● SUPPLIED INFORMATION:
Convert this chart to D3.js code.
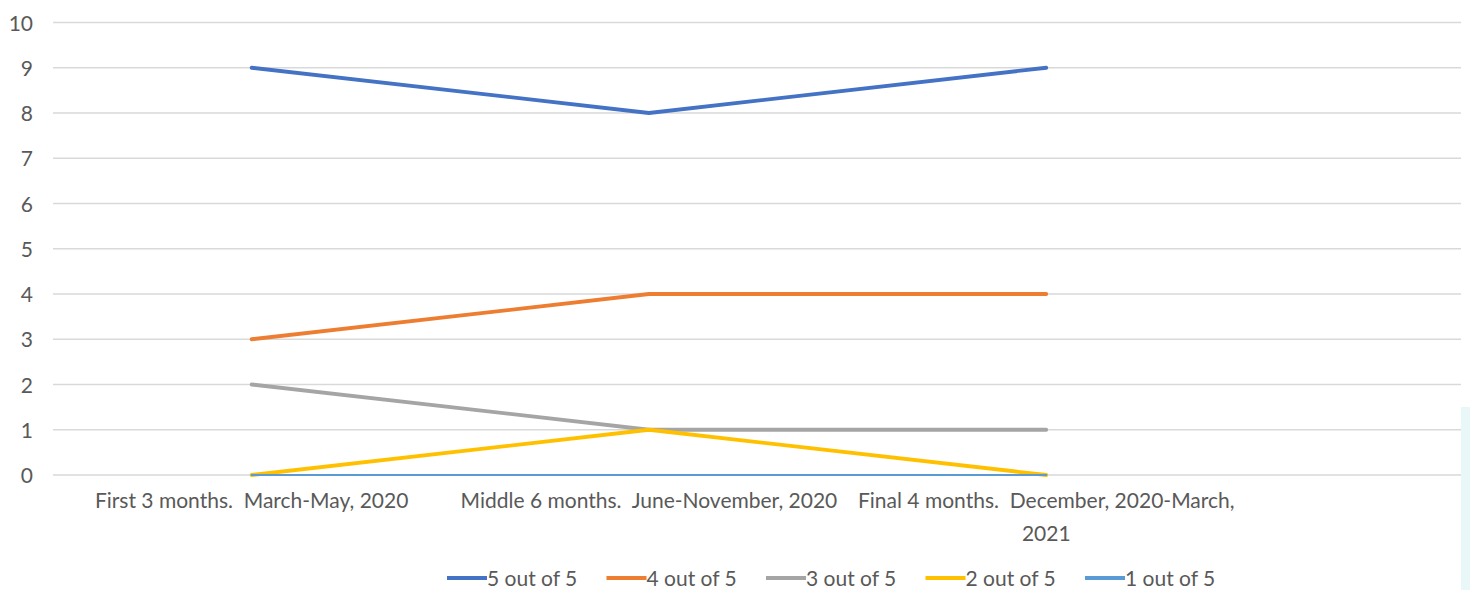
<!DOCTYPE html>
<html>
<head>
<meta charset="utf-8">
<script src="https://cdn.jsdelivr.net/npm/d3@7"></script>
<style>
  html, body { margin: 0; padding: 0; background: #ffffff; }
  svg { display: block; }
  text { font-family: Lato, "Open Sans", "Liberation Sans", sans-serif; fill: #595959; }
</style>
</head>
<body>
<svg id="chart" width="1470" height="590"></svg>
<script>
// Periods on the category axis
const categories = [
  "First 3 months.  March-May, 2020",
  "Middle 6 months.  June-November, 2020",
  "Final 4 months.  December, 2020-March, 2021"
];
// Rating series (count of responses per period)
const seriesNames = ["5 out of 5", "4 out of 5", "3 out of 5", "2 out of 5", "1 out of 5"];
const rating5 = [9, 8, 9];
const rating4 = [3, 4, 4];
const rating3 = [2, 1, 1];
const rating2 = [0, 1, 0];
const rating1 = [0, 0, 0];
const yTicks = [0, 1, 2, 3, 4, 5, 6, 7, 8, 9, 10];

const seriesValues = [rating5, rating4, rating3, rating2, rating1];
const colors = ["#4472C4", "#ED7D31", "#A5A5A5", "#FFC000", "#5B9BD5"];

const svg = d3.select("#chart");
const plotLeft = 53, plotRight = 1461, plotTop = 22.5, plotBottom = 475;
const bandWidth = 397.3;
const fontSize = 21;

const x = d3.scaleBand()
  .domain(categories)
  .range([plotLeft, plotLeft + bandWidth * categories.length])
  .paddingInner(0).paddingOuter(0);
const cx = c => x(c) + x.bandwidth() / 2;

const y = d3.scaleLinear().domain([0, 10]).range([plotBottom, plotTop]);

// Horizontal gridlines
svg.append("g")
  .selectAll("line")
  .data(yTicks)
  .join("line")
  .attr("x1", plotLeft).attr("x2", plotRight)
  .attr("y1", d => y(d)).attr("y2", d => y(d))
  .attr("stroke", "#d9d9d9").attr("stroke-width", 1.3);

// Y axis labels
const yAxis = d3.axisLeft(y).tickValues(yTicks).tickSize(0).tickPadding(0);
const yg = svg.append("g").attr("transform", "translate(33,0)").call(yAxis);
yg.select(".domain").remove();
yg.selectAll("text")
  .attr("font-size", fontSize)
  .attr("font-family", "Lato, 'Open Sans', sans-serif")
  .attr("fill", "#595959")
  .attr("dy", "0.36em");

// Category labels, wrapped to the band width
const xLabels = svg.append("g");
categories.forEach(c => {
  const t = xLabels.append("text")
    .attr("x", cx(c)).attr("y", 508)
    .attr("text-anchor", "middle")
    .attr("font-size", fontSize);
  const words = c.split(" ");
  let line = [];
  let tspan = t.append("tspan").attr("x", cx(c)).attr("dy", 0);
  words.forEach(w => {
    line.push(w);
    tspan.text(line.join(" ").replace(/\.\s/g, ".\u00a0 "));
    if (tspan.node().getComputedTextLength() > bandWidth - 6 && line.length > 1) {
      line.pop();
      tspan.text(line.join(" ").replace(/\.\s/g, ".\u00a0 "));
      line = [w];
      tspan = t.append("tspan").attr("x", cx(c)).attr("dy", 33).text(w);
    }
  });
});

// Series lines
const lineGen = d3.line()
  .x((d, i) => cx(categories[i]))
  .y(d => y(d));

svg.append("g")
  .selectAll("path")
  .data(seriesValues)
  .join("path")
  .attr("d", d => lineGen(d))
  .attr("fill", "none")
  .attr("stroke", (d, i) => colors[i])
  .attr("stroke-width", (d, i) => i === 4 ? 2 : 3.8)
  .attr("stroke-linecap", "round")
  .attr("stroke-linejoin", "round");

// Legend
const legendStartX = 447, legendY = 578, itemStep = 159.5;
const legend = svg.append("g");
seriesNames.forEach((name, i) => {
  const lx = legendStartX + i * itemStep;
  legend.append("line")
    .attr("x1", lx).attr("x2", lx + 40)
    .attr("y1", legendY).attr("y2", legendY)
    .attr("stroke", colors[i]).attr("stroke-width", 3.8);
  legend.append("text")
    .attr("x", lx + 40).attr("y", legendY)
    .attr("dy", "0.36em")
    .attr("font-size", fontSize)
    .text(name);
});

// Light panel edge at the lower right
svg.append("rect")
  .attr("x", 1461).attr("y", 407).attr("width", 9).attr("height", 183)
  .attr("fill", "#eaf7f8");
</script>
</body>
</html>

● SHORT PROBLEM: Copy the data exactly. Any picture it contains is to be omitted.

● RESPONSE BELOW:
Convert this chart to D3.js code.
<!DOCTYPE html>
<html>
<head>
<meta charset="utf-8">
<script src="https://cdn.jsdelivr.net/npm/d3@7"></script>
<style>
  html, body { margin: 0; padding: 0; background: #ffffff; }
  svg { display: block; }
  text { font-family: Lato, "Open Sans", "Liberation Sans", sans-serif; fill: #595959; }
</style>
</head>
<body>
<svg id="chart" width="1470" height="590"></svg>
<script>
// Periods on the category axis
const categories = [
  "First 3 months.  March-May, 2020",
  "Middle 6 months.  June-November, 2020",
  "Final 4 months.  December, 2020-March, 2021"
];
// Rating series (count of responses per period)
const seriesNames = ["5 out of 5", "4 out of 5", "3 out of 5", "2 out of 5", "1 out of 5"];
const rating5 = [9, 8, 9];
const rating4 = [3, 4, 4];
const rating3 = [2, 1, 1];
const rating2 = [0, 1, 0];
const rating1 = [0, 0, 0];
const yTicks = [0, 1, 2, 3, 4, 5, 6, 7, 8, 9, 10];

const seriesValues = [rating5, rating4, rating3, rating2, rating1];
const colors = ["#4472C4", "#ED7D31", "#A5A5A5", "#FFC000", "#5B9BD5"];

const svg = d3.select("#chart");
const plotLeft = 53, plotRight = 1461, plotTop = 22.5, plotBottom = 475;
const bandWidth = 397.3;
const fontSize = 21;

const x = d3.scaleBand()
  .domain(categories)
  .range([plotLeft, plotLeft + bandWidth * categories.length])
  .paddingInner(0).paddingOuter(0);
const cx = c => x(c) + x.bandwidth() / 2;

const y = d3.scaleLinear().domain([0, 10]).range([plotBottom, plotTop]);

// Horizontal gridlines
svg.append("g")
  .selectAll("line")
  .data(yTicks)
  .join("line")
  .attr("x1", plotLeft).attr("x2", plotRight)
  .attr("y1", d => y(d)).attr("y2", d => y(d))
  .attr("stroke", "#d9d9d9").attr("stroke-width", 1.3);

// Y axis labels
const yAxis = d3.axisLeft(y).tickValues(yTicks).tickSize(0).tickPadding(0);
const yg = svg.append("g").attr("transform", "translate(33,0)").call(yAxis);
yg.select(".domain").remove();
yg.selectAll("text")
  .attr("font-size", fontSize)
  .attr("font-family", "Lato, 'Open Sans', sans-serif")
  .attr("fill", "#595959")
  .attr("dy", "0.36em");

// Category labels, wrapped to the band width
const xLabels = svg.append("g");
categories.forEach(c => {
  const t = xLabels.append("text")
    .attr("x", cx(c)).attr("y", 508)
    .attr("text-anchor", "middle")
    .attr("font-size", fontSize);
  const words = c.split(" ");
  let line = [];
  let tspan = t.append("tspan").attr("x", cx(c)).attr("dy", 0);
  words.forEach(w => {
    line.push(w);
    tspan.text(line.join(" ").replace(/\.\s/g, ".\u00a0 "));
    if (tspan.node().getComputedTextLength() > bandWidth - 6 && line.length > 1) {
      line.pop();
      tspan.text(line.join(" ").replace(/\.\s/g, ".\u00a0 "));
      line = [w];
      tspan = t.append("tspan").attr("x", cx(c)).attr("dy", 33).text(w);
    }
  });
});

// Series lines
const lineGen = d3.line()
  .x((d, i) => cx(categories[i]))
  .y(d => y(d));

svg.append("g")
  .selectAll("path")
  .data(seriesValues)
  .join("path")
  .attr("d", d => lineGen(d))
  .attr("fill", "none")
  .attr("stroke", (d, i) => colors[i])
  .attr("stroke-width", (d, i) => i === 4 ? 2 : 3.8)
  .attr("stroke-linecap", "round")
  .attr("stroke-linejoin", "round");

// Legend
const legendStartX = 447, legendY = 578, itemStep = 159.5;
const legend = svg.append("g");
seriesNames.forEach((name, i) => {
  const lx = legendStartX + i * itemStep;
  legend.append("line")
    .attr("x1", lx).attr("x2", lx + 40)
    .attr("y1", legendY).attr("y2", legendY)
    .attr("stroke", colors[i]).attr("stroke-width", 3.8);
  legend.append("text")
    .attr("x", lx + 40).attr("y", legendY)
    .attr("dy", "0.36em")
    .attr("font-size", fontSize)
    .text(name);
});

// Light panel edge at the lower right
svg.append("rect")
  .attr("x", 1461).attr("y", 407).attr("width", 9).attr("height", 183)
  .attr("fill", "#eaf7f8");
</script>
</body>
</html>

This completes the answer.